P.S. I’ve covered this book in clear sticky-backed plastic to give it a bit of protection, but please try not to leave it in the rain, in any case.

 

   Somewhat to his surprise, Hazard found he was smiling.

 

 

SEVEN


   Julian


   Julian peeled the handwritten note off his front door as he went in. He didn’t stop to read it. He knew what it said and, besides, it was all written in capital letters, which he thought a bit rude and shouty, undeserving of attention.

   Julian made himself a cup of tea, sat down in an armchair, untied his shoelaces, slipped off his shoes, and rested his feet in the foot-shaped dents in the threadbare, tapestry-covered ottoman in front of him. He picked up his latest glossy magazine—Bazaar—which he’d been carefully rationing so it would last until the end of the week, and was just starting to lose himself in its pages when he was rudely interrupted by a knocking on the window. He sunk lower into the armchair, so his head wouldn’t be visible from behind. He’d become rather adept over the last fifteen years at ignoring visitors. He was aided by the fact that his windows hadn’t been washed in much of that time, their opacity a happy unintended consequence of his slovenliness.

   Julian’s neighbors were becoming increasingly intrusive in their attempts to attract his attention. With a sigh, he put the magazine down and picked up the note he’d been left. He read it, wincing at the exclamation point following his name.


MR. JESSOP!

   WE NEED TO TALK!

   WE (YOUR NEIGHBORS) WISH TO ACCEPT

   THE FREEHOLDER’S OFFER.

   WE NEED YOUR APPROVAL,

   WITHOUT WHICH WE CAN’T PROCEED.

   PLEASE CONTACT PATRICIA ARBUCKLE, NO. 4

   WITH THE UTMOST URGENCY!

   Julian had bought his cottage in 1961 when the lease had sixty-seven years left to run. That had felt like an eternity, from the vantage point of his twenties, and certainly nothing to be concerned about. Now there were only ten years left on the lease, and the freeholder was refusing to extend, as he wanted to use the land on which the studios stood to build a “corporate entertaining complex,” whatever that might be, for the Stamford Bridge stadium. The stadium had grown and modernized around Julian over the years he’d lived in its shadow, while Julian himself had become smaller and increasingly unmodern. Now it was threatening to explode, like a monstrous carbuncle, sweeping them all away in a river of pus.

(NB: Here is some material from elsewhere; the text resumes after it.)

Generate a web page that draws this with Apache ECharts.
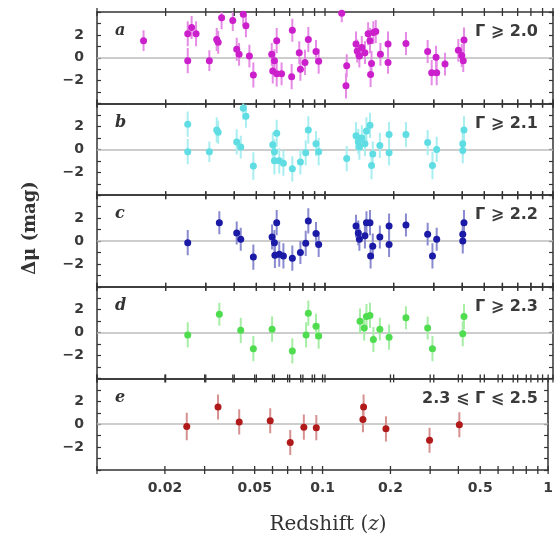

   Julian knew that the logical thing to do was say yes. If they let the lease run out, their properties would be worthless. The leaseholder was prepared to buy them out now at close to the market rate. But he wasn’t interested in buying out all Julian’s neighbors if he was still left with the problem of Julian’s little cottage squatting in the middle of his proposed building site.

   Julian knew that his neighbors were becoming increasingly desperate at the prospect of their life’s savings, which were—like most Londoners—bound up in bricks and mortar, disappearing, but, however hard he tried, he simply couldn’t picture living anywhere else. Surely it wasn’t too much to ask, to be allowed to see out his final years in the home he’d lived in for most of his life? A decade should easily suffice. And what use would the cash offer from the freeholder be to him? He had a decent enough income from his investments, he hardly lived an extravagant lifestyle, and what little family he had left he hadn’t seen for years. He had no qualms about their inheritance disappearing in a puff of legal paperwork and expired deadlines.

   He knew, however, that refusing the offer was selfish. Julian had spent many years being unutterably selfish, and he’d been paying for that behavior for some time. He really wanted to think that he was a changed man—repentant, humble even. So he hadn’t said no. But he couldn’t say yes, either; instead, he was sticking his metaphorical fingers in his metaphorical ears and ignoring the problem, despite knowing that it wasn’t going away.